# Undeleted an email ?



## kisscool-fr (Feb 19, 2010)

Hi,

I was checking daily mail reports under some of my servers and deleted a lot of them and closed mail client. 

When I reopened it, I saw that i also deleted a mail i shouldn't. 

Is there a way to recover that mail ? I'm using the basic freebsd mail client. 

Just a precision, the mail isn't in the mbox. 

Thanks !


----------



## DutchDaemon (Feb 19, 2010)

If the email doesn't show up when you 'cat' or 'less' the mailbox, it's gone. Some mail programs don't actually delete the email straightaway (they just flag it deleted), which means a different email program (or webmail) will still show the email. But if it's not _physically_ in the mbox file, it's gone.


----------



## kisscool-fr (Feb 19, 2010)

Ok, thanks for the explanations. 

I re-checked the mbox to be sure and I don't know how but the mail is in it :r (maybe I did not press d before exiting 'mail').
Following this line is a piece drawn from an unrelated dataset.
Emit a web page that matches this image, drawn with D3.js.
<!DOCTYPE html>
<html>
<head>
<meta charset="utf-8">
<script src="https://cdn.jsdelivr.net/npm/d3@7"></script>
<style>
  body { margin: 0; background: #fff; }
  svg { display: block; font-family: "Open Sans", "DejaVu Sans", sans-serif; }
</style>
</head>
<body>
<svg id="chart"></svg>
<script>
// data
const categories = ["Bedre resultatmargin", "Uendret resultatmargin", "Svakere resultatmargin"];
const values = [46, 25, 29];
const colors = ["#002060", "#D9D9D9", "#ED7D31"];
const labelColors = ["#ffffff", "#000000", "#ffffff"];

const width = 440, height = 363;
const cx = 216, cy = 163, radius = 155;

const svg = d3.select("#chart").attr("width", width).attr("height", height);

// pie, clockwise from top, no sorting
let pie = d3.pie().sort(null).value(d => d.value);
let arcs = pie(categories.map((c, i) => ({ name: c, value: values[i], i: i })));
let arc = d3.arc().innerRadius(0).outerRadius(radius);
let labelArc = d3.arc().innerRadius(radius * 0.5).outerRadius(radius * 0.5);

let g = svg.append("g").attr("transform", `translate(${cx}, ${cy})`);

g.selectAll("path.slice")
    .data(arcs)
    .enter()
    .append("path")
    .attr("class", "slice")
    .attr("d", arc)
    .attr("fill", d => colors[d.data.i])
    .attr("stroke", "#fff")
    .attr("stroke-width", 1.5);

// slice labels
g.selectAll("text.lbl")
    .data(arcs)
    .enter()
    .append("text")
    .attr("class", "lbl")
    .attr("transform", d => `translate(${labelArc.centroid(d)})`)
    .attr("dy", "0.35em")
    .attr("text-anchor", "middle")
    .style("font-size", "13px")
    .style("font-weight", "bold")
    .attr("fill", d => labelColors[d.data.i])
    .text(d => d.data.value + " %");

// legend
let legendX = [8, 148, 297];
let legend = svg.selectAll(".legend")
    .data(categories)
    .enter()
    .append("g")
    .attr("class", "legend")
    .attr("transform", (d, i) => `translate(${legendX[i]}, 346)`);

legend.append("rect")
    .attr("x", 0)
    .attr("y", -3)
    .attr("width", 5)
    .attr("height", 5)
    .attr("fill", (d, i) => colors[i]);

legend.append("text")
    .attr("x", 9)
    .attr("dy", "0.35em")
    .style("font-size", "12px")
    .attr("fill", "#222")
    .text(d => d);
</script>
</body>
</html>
I will be more prudent next time.


----------



## kisscool-fr (Feb 19, 2010)

How can I set the [solved] flag ?


----------



## DutchDaemon (Feb 19, 2010)

Note that the standard console mail reader will not actually delete the mail unless you expunge it ('x' or 'q', I forget -- mail(1) has all the goodies!). Otherwise, the email is just flagged with a 'd', but will still be there.


----------



## kisscool-fr (Feb 19, 2010)

I was persuaded that i read the mail then press 'd' and 'q'. I probably skipped the 'd' step for that mail.


----------